Records:
# # # # # # #

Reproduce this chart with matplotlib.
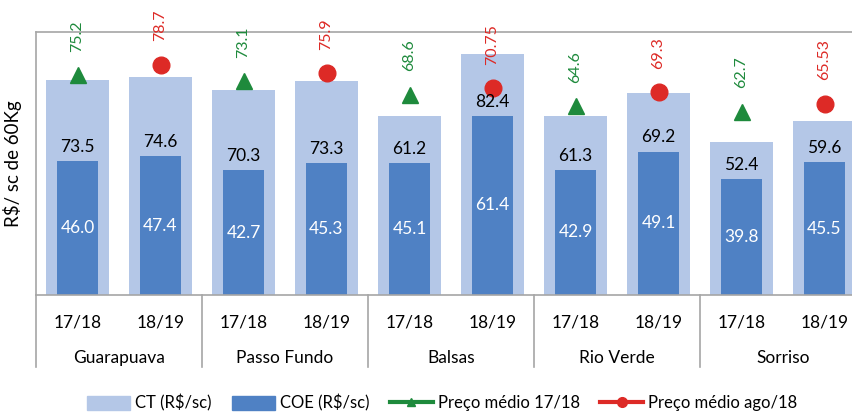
import matplotlib
matplotlib.use("Agg")
import matplotlib.pyplot as plt
from matplotlib.patches import Patch
from matplotlib.lines import Line2D
import numpy as np

plt.rcParams['font.family'] = ['Lato', 'DejaVu Sans']

cities = ['Guarapuava', 'Passo Fundo', 'Balsas', 'Rio Verde', 'Sorriso']
seasons = ['17/18', '18/19']
ct = [73.5, 74.6, 70.3, 73.3, 61.2, 82.4, 61.3, 69.2, 52.4, 59.6]
coe = [46.0, 47.4, 42.7, 45.3, 45.1, 61.4, 42.9, 49.1, 39.8, 45.5]
preco_1718 = [75.2, 73.1, 68.6, 64.6, 62.7]
preco_ago18 = [78.7, 75.9, 70.75, 69.3, 65.53]

c_ct = '#B4C7E7'
c_coe = '#4F81C4'
c_green = '#1E8A3C'
c_red = '#DD2A26'
c_grid = '#A6A6A6'

fig = plt.figure(figsize=(8.52, 4.12), dpi=100)
ax = fig.add_axes([36/852, 117/412, 830/852, 263/412])

x = np.arange(len(ct))
ax.bar(x, ct, width=0.77, color=c_ct, zorder=1)
ax.bar(x, coe, width=0.49, color=c_coe, zorder=2)

# COE value inside dark bar, CT value just above it
for xi, v, c in zip(x, coe, ct):
    ax.text(xi, v / 2, f"{v:.1f}", ha='center', va='center', color='white', fontsize=12.5, zorder=3)
    ax.text(xi, v + 4.8, f"{c:.1f}", ha='center', va='center', color='black', fontsize=12.5, zorder=5)

x1 = x[0::2]
x2 = x[1::2]
ax.plot(x1, preco_1718, ls='none', marker='^', ms=12, color=c_green, zorder=4)
ax.plot(x2, preco_ago18, ls='none', marker='o', ms=12, color=c_red, zorder=4)
for xi, v in zip(x1, preco_1718):
    ax.annotate(f"{v:g}", (xi, v), xytext=(0, 17), textcoords='offset points',
                rotation=90, ha='center', va='bottom', color=c_green, fontsize=11.5)
for xi, v in zip(x2, preco_ago18):
    ax.annotate(f"{v:g}", (xi, v), xytext=(0, 17), textcoords='offset points',
                rotation=90, ha='center', va='bottom', color=c_red, fontsize=11.5)

ax.set_xlim(-0.5, len(ct) - 0.5)
ax.set_ylim(0, 90)
ax.set_xticks([])
ax.set_yticks([])
for s in ['top', 'left', 'right', 'bottom']:
    ax.spines[s].set_color(c_grid)
    ax.spines[s].set_linewidth(1.2)
ax.set_ylabel('R$/ sc de 60Kg', fontsize=13.5, labelpad=10)

trans = ax.get_xaxis_transform()
for i in range(len(ct)):
    ax.text(i, -0.103, seasons[i % 2], transform=trans, ha='center', va='center', fontsize=12.5)
for j, name in enumerate(cities):
    ax.text(2 * j + 0.5, -0.24, name, transform=trans, ha='center', va='center', fontsize=12.5)
for j in range(len(cities) + 1):
    ax.plot([2 * j - 0.5, 2 * j - 0.5], [0, -0.274], transform=trans, color=c_grid,
            lw=1.2, clip_on=False)

handles = [
    Patch(color=c_ct, label='CT (R$/sc)'),
    Patch(color=c_coe, label='COE (R$/sc)'),
    Line2D([], [], color=c_green, lw=3, marker='^', ms=6, label='Preço médio 17/18'),
    Line2D([], [], color=c_red, lw=3, marker='o', ms=7, label='Preço médio ago/18'),
]
fig.legend(handles=handles, loc='center', bbox_to_anchor=(0.519, 0.022), ncol=4,
           frameon=False, fontsize=12, handlelength=2.6, handletextpad=0.3,
           columnspacing=1.2, handleheight=0.9)

fig.savefig('out.png', dpi=100)
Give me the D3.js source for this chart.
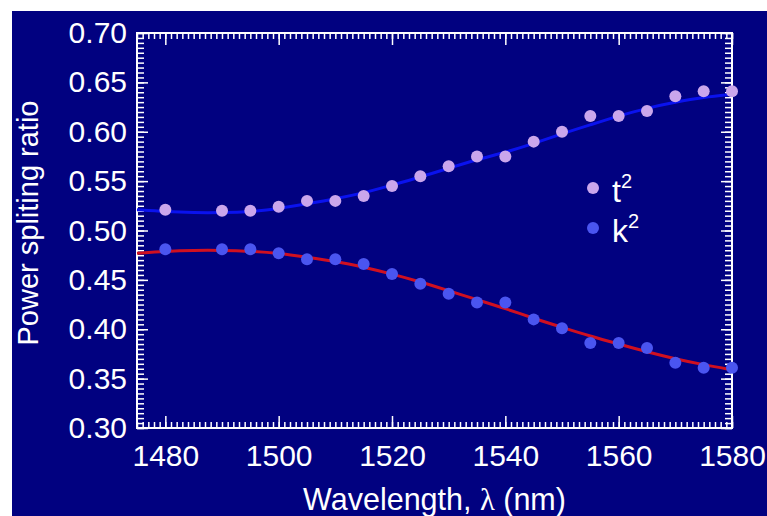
<!DOCTYPE html>
<html>
<head>
<meta charset="utf-8">
<script src="https://cdn.jsdelivr.net/npm/d3@7"></script>
<style>
  html, body { margin: 0; padding: 0; background: #fff; }
  svg { display: block; }
  text { font-family: "Liberation Sans", Arial, sans-serif; fill: #fff; }
</style>
</head>
<body>
<div id="chart"></div>
<script>
// measured points
const wavelengths = [1480, 1490, 1495, 1500, 1505, 1510, 1515, 1520, 1525, 1530,
                     1535, 1540, 1545, 1550, 1555, 1560, 1565, 1570, 1575, 1580];
const tSquared = [0.521, 0.520, 0.520, 0.524, 0.530, 0.530, 0.535, 0.545, 0.555, 0.565,
                  0.575, 0.575, 0.590, 0.600, 0.616, 0.616, 0.621, 0.636, 0.641, 0.641];
const kSquared = [0.481, 0.481, 0.481, 0.477, 0.471, 0.471, 0.466, 0.456, 0.446, 0.436,
                  0.427, 0.427, 0.410, 0.401, 0.386, 0.386, 0.381, 0.366, 0.361, 0.361];

// fitted curves
const fitWavelengths = [1475, 1480, 1485, 1490, 1495, 1500, 1505, 1510, 1515, 1520, 1525,
                        1530, 1535, 1540, 1545, 1550, 1555, 1560, 1565, 1570, 1575, 1580];
const tFit = [0.521, 0.519, 0.518, 0.518, 0.519, 0.522, 0.527, 0.532, 0.538, 0.546, 0.554,
              0.563, 0.572, 0.579, 0.588, 0.598, 0.607, 0.616, 0.624, 0.630, 0.635, 0.638];
const kFit = [0.477, 0.479, 0.480, 0.480, 0.479, 0.477, 0.473, 0.469, 0.463, 0.456, 0.448,
              0.439, 0.430, 0.421, 0.411, 0.402, 0.393, 0.385, 0.377, 0.370, 0.364, 0.359];

const xTicks = [1480, 1500, 1520, 1540, 1560, 1580];
const yTicks = [0.30, 0.35, 0.40, 0.45, 0.50, 0.55, 0.60, 0.65, 0.70];

const width = 767;
const height = 516;
const margin = { top: 33, right: 35, bottom: 88, left: 137 };
const bg = "#010180";

const svg = d3.select("#chart")
    .append("svg")
    .attr("width", width)
    .attr("height", height);

svg.append("rect")
    .attr("x", 12).attr("y", 11)
    .attr("width", width - 12).attr("height", height - 11)
    .attr("fill", bg);

const x = d3.scaleLinear()
    .domain([1475, 1580])
    .range([margin.left, width - margin.right]);

const y = d3.scaleLinear()
    .domain([0.30, 0.70])
    .range([height - margin.bottom, margin.top]);

const minorX = d3.range(1475, 1581, 1);
const minorY = d3.range(0, 81).map(i => 0.30 + i * 0.005);

function styleAxis(g) {
    g.select(".domain").remove();
    g.selectAll("line").attr("stroke", "#fff").attr("stroke-width", 1.5);
    g.selectAll("text")
        .attr("fill", "#fff")
        .style("font-size", "30px")
        .style("font-family", "'Liberation Sans', Arial, sans-serif");
}

const yBottom = height - margin.bottom;
const xRight = width - margin.right;

// bottom
svg.append("g").attr("transform", `translate(0,${yBottom})`)
    .call(d3.axisBottom(x).tickValues(minorX).tickSize(-6).tickFormat(""))
    .call(styleAxis);
svg.append("g").attr("transform", `translate(0,${yBottom})`)
    .call(d3.axisBottom(x).tickValues(xTicks).tickSize(-12).tickPadding(17).tickFormat(d3.format("d")))
    .call(styleAxis);
// top
svg.append("g").attr("transform", `translate(0,${margin.top})`)
    .call(d3.axisTop(x).tickValues(minorX).tickSize(-6).tickFormat(""))
    .call(styleAxis);
svg.append("g").attr("transform", `translate(0,${margin.top})`)
    .call(d3.axisTop(x).tickValues(xTicks).tickSize(-12).tickFormat(""))
    .call(styleAxis);
// left
svg.append("g").attr("transform", `translate(${margin.left},0)`)
    .call(d3.axisLeft(y).tickValues(minorY).tickSize(-7).tickFormat(""))
    .call(styleAxis);
svg.append("g").attr("transform", `translate(${margin.left},0)`)
    .call(d3.axisLeft(y).tickValues(yTicks).tickSize(-11).tickPadding(10).tickFormat(d3.format(".2f")))
    .call(styleAxis);
// right
svg.append("g").attr("transform", `translate(${xRight},0)`)
    .call(d3.axisRight(y).tickValues(minorY).tickSize(-7).tickFormat(""))
    .call(styleAxis);
svg.append("g").attr("transform", `translate(${xRight},0)`)
    .call(d3.axisRight(y).tickValues(yTicks).tickSize(-11).tickFormat(""))
    .call(styleAxis);

// frame
svg.append("rect")
    .attr("x", margin.left).attr("y", margin.top)
    .attr("width", xRight - margin.left).attr("height", yBottom - margin.top)
    .attr("fill", "none").attr("stroke", "#fff").attr("stroke-width", 2);

// fit lines
const line = d3.line()
    .x(d => x(d[0]))
    .y(d => y(d[1]))
    .curve(d3.curveBasis);

svg.append("path")
    .datum(fitWavelengths.map((w, i) => [w, tFit[i]]))
    .attr("d", line)
    .attr("fill", "none")
    .attr("stroke", "#0a12ee")
    .attr("stroke-width", 3);

svg.append("path")
    .datum(fitWavelengths.map((w, i) => [w, kFit[i]]))
    .attr("d", line)
    .attr("fill", "none")
    .attr("stroke", "#d01020")
    .attr("stroke-width", 3);

const tColor = "#caa6ec";
const kColor = "#4a55f0";

svg.append("g").selectAll("circle")
    .data(wavelengths.map((w, i) => [w, tSquared[i]]))
    .enter().append("circle")
    .attr("cx", d => x(d[0]))
    .attr("cy", d => y(d[1]))
    .attr("r", 6)
    .attr("fill", tColor);

svg.append("g").selectAll("circle")
    .data(wavelengths.map((w, i) => [w, kSquared[i]]))
    .enter().append("circle")
    .attr("cx", d => x(d[0]))
    .attr("cy", d => y(d[1]))
    .attr("r", 6)
    .attr("fill", kColor);

// legend
const legend = [["t", tColor, 188], ["k", kColor, 228]];
legend.forEach(([name, color, ly]) => {
    svg.append("circle").attr("cx", 593).attr("cy", ly).attr("r", 6).attr("fill", color);
    const t = svg.append("text")
        .attr("x", 612).attr("y", ly + 14)
        .style("font-size", "32px");
    t.append("tspan").text(name);
    t.append("tspan").attr("dy", -14).style("font-size", "20px").text("2");
});

// axis titles
const xt = svg.append("text")
    .attr("x", (margin.left + xRight) / 2)
    .attr("y", 510)
    .attr("text-anchor", "middle")
    .style("font-size", "30.5px");
xt.append("tspan").text("Wavelength, ");
xt.append("tspan").style("font-family", "'Liberation Serif', 'DejaVu Serif', serif").text("λ");
xt.append("tspan").text(" (nm)");

svg.append("text")
    .attr("transform", `translate(38,223) rotate(-90)`)
    .attr("text-anchor", "middle")
    .style("font-size", "29px")
    .text("Power spliting ratio");
</script>
</body>
</html>
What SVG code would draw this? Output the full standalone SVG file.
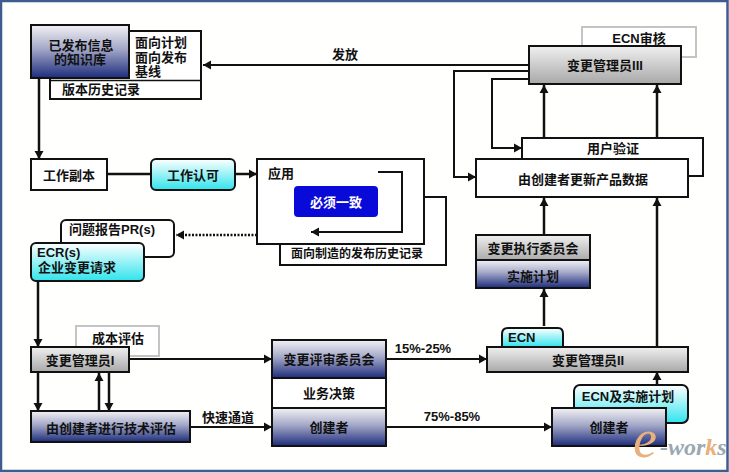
<svg xmlns="http://www.w3.org/2000/svg" width="729" height="473" viewBox="0 0 729 473">
<style>
text{font-family:"Liberation Sans","Noto Sans CJK SC",sans-serif;font-size:13px;font-weight:700;fill:#111;text-anchor:middle;dominant-baseline:central}
.l{text-anchor:start}
.w{fill:#fff}
.b{fill:#fff;stroke:#111;stroke-width:2}
.k{stroke:#111;stroke-width:1.5}
.g{fill:#fff;stroke:#c4c4c4;stroke-width:2}
.nv{fill:url(#nv);stroke:#111;stroke-width:2}
.gy{fill:url(#gy);stroke:#111;stroke-width:2}
.cy{fill:url(#cy);stroke:#111;stroke-width:2}
.c{fill:none;stroke:#111;stroke-width:2.5}
.h{fill:none;stroke:#111;stroke-width:2}
.t{fill:none;stroke:#111;stroke-width:2}
.logo{font-family:"Liberation Serif",serif;font-style:italic;text-anchor:start;dominant-baseline:auto}
</style>
<defs>
<linearGradient id="nv" x1="0" y1="0" x2="0" y2="1"><stop offset="0" stop-color="#f2f2f4"/><stop offset="0.45" stop-color="#a4a8c8"/><stop offset="1" stop-color="#1c2c7c"/></linearGradient>
<linearGradient id="gy" x1="0" y1="0" x2="0" y2="1"><stop offset="0" stop-color="#f0f0f0"/><stop offset="1" stop-color="#a8a8a8"/></linearGradient>
<linearGradient id="cy" x1="0" y1="0" x2="0" y2="1"><stop offset="0" stop-color="#ffffff"/><stop offset="1" stop-color="#30e4ec"/></linearGradient>
<marker id="a" markerUnits="userSpaceOnUse" markerWidth="9" markerHeight="10" refX="8" refY="5" orient="auto"><path d="M0 .5L8 5L0 9.500Z" fill="#111"/></marker>
</defs>
<rect width="729" height="473" fill="#fffffd"/>
<rect x="1" y="1" width="726.500" height="470" fill="none" stroke="#3f5c8f" stroke-width="2.500"/>

<g id="connectors">
<path class="c" d="M39 79V159" marker-end="url(#a)"/>
<path class="c" d="M107 174H151"/>
<path class="c" d="M235 174H257" marker-end="url(#a)"/>
<path class="h" d="M529 65H203" marker-end="url(#a)"/>
<path class="t" d="M529 71H454V177H476" marker-end="url(#a)"/>
<path class="t" d="M529 79H492V148H522" marker-end="url(#a)"/>
<path class="c" d="M544 138V85" marker-end="url(#a)"/>
<path class="c" d="M657 138V85" marker-end="url(#a)"/>
<path class="c" d="M544 235V198" marker-end="url(#a)"/>
<path class="c" d="M657 347V198" marker-end="url(#a)"/>
<path class="c" d="M544 326V289" marker-end="url(#a)"/>
<path class="c" d="M657 385V372" marker-end="url(#a)"/>
<path d="M257 235H176" fill="none" stroke="#111" stroke-width="2.500" stroke-dasharray="2 1.500" marker-end="url(#a)"/>
<path class="c" d="M38 281V347" marker-end="url(#a)"/>
<path class="c" d="M38 372V411" marker-end="url(#a)"/>
<path class="c" d="M99 411V373" marker-end="url(#a)"/>
<path class="c" d="M109 372V411" marker-end="url(#a)"/>
<path class="h" d="M129 359H272" marker-end="url(#a)"/>
<path class="h" d="M190 427H272" marker-end="url(#a)"/>
<path class="h" d="M386 359H487" marker-end="url(#a)"/>
<path class="h" d="M386 427H552" marker-end="url(#a)"/>
</g>

<g id="n-kb-side">
<rect class="b" x="50" y="31" width="151" height="68"/>
<path class="k" d="M50 80.500H201"/>
<text class="l" x="135" y="42">面向计划</text>
<text class="l" x="135" y="57">面向发布</text>
<text class="l" x="135" y="71">基线</text>
<text x="101" y="89">版本历史记录</text>
</g>
<g id="n-kb">
<rect class="nv" x="31" y="25" width="98" height="53"/>
<text x="81" y="45">已发布信息</text>
<text x="80" y="59">的知识库</text>
</g>
<g id="n-copy"><rect class="b" x="31" y="159" width="76" height="31"/><text x="69" y="175">工作副本</text></g>
<g id="n-ack"><rect class="cy" x="151" y="159" width="84" height="31" rx="5"/><text x="193" y="175">工作认可</text></g>
<g id="n-history"><rect class="b" x="280" y="197" width="166" height="68"/><text x="357" y="254" style="font-size:12px">面向制造的发布历史记录</text></g>
<g id="n-app">
<rect class="b" x="257" y="159" width="167" height="85"/>
<text x="281" y="173">应用</text>
<path class="t" d="M378 172H402V232H311" marker-end="url(#a)"/>
<rect x="294" y="186" width="84" height="31" rx="4" fill="#0a0ad8"/>
<text class="w" x="336" y="202">必须一致</text>
</g>
<g id="n-pr"><rect class="b" x="61" y="220" width="113" height="37" rx="5"/><text x="112" y="229">问题报告PR(s)</text></g>
<g id="n-ecr">
<rect class="cy" x="31" y="243" width="113" height="38" rx="5"/>
<text class="l" x="37" y="252">ECR(s)</text>
<text class="l" x="38" y="267">企业变更请求</text>
</g>
<g id="n-cost"><rect class="g" x="76" y="326" width="83" height="30"/><text x="118" y="338">成本评估</text></g>
<g id="n-m1"><rect class="gy" x="31" y="347" width="98" height="25"/><text x="80" y="360">变更管理员I</text></g>
<g id="n-tech"><rect class="nv" x="31" y="411" width="159" height="31"/><text x="111" y="428">由创建者进行技术评估</text></g>
<g id="n-board">
<rect class="b" x="272" y="340" width="114" height="106"/>
<rect class="nv" x="272" y="340" width="114" height="38"/>
<rect class="nv" x="272" y="408" width="114" height="38"/>
<text x="329" y="359">变更评审委员会</text>
<text x="329" y="393">业务决策</text>
<text x="329" y="427">创建者</text>
</g>
<g id="n-ecn"><path class="cy" d="M502 347V334Q502 328 508 328H558Q563 328 563 334V347Z"/><text class="l" x="508" y="337">ECN</text></g>
<g id="n-m2"><rect class="gy" x="487" y="347" width="201" height="25"/><text x="588" y="360">变更管理员II</text></g>
<g id="n-ecnplan"><rect class="cy" x="574" y="385" width="114" height="38" rx="6"/><text x="628" y="396">ECN及实施计划</text></g>
<g id="n-creator"><rect class="nv" x="552" y="408" width="114" height="38"/><text x="609" y="427">创建者</text></g>
<g id="n-exec">
<rect class="gy" x="476" y="235" width="114" height="26"/>
<rect class="nv" x="476" y="260" width="114" height="28"/>
<text x="533" y="248">变更执行委员会</text>
<text x="533" y="276">实施计划</text>
</g>
<g id="n-verify"><rect class="b" x="522" y="138" width="181" height="38"/><text x="613" y="148">用户验证</text></g>
<g id="n-update"><rect class="b" x="476" y="159" width="212" height="38"/><text x="583" y="179">由创建者更新产品数据</text></g>
<g id="n-audit"><rect class="g" x="582" y="27" width="114" height="30"/><text x="639" y="38">ECN审核</text></g>
<g id="n-m3"><rect class="gy" x="529" y="46" width="152" height="38"/><text x="605" y="65">变更管理员III</text></g>

<text x="345" y="54">发放</text>
<text x="423" y="348">15%-25%</text>
<text x="452" y="416">75%-85%</text>
<text x="228" y="417">快速通道</text>
<g id="logo">
<text class="logo" x="633" y="457" style="font-size:54px;fill:#e8b07c;font-weight:400">e</text>
<text class="logo" x="660" y="455" style="font-size:24px;fill:#9aa8b2">-wor<tspan style="fill:#e8b07c">k</tspan>s</text>
</g>
</svg>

# # # # # # #

Reproduce nothing but the lines from the one with "Give me the D3.js source for this chart." to the one with "0.366, 0.361, 0.361];", both lines included, and keep every picture out of the copy.

Give me the D3.js source for this chart.
<!DOCTYPE html>
<html>
<head>
<meta charset="utf-8">
<script src="https://cdn.jsdelivr.net/npm/d3@7"></script>
<style>
  html, body { margin: 0; padding: 0; background: #fff; }
  svg { display: block; }
  text { font-family: "Liberation Sans", Arial, sans-serif; fill: #fff; }
</style>
</head>
<body>
<div id="chart"></div>
<script>
// measured points
const wavelengths = [1480, 1490, 1495, 1500, 1505, 1510, 1515, 1520, 1525, 1530,
                     1535, 1540, 1545, 1550, 1555, 1560, 1565, 1570, 1575, 1580];
const tSquared = [0.521, 0.520, 0.520, 0.524, 0.530, 0.530, 0.535, 0.545, 0.555, 0.565,
                  0.575, 0.575, 0.590, 0.600, 0.616, 0.616, 0.621, 0.636, 0.641, 0.641];
const kSquared = [0.481, 0.481, 0.481, 0.477, 0.471, 0.471, 0.466, 0.456, 0.446, 0.436,
                  0.427, 0.427, 0.410, 0.401, 0.386, 0.386, 0.381, 0.366, 0.361, 0.361];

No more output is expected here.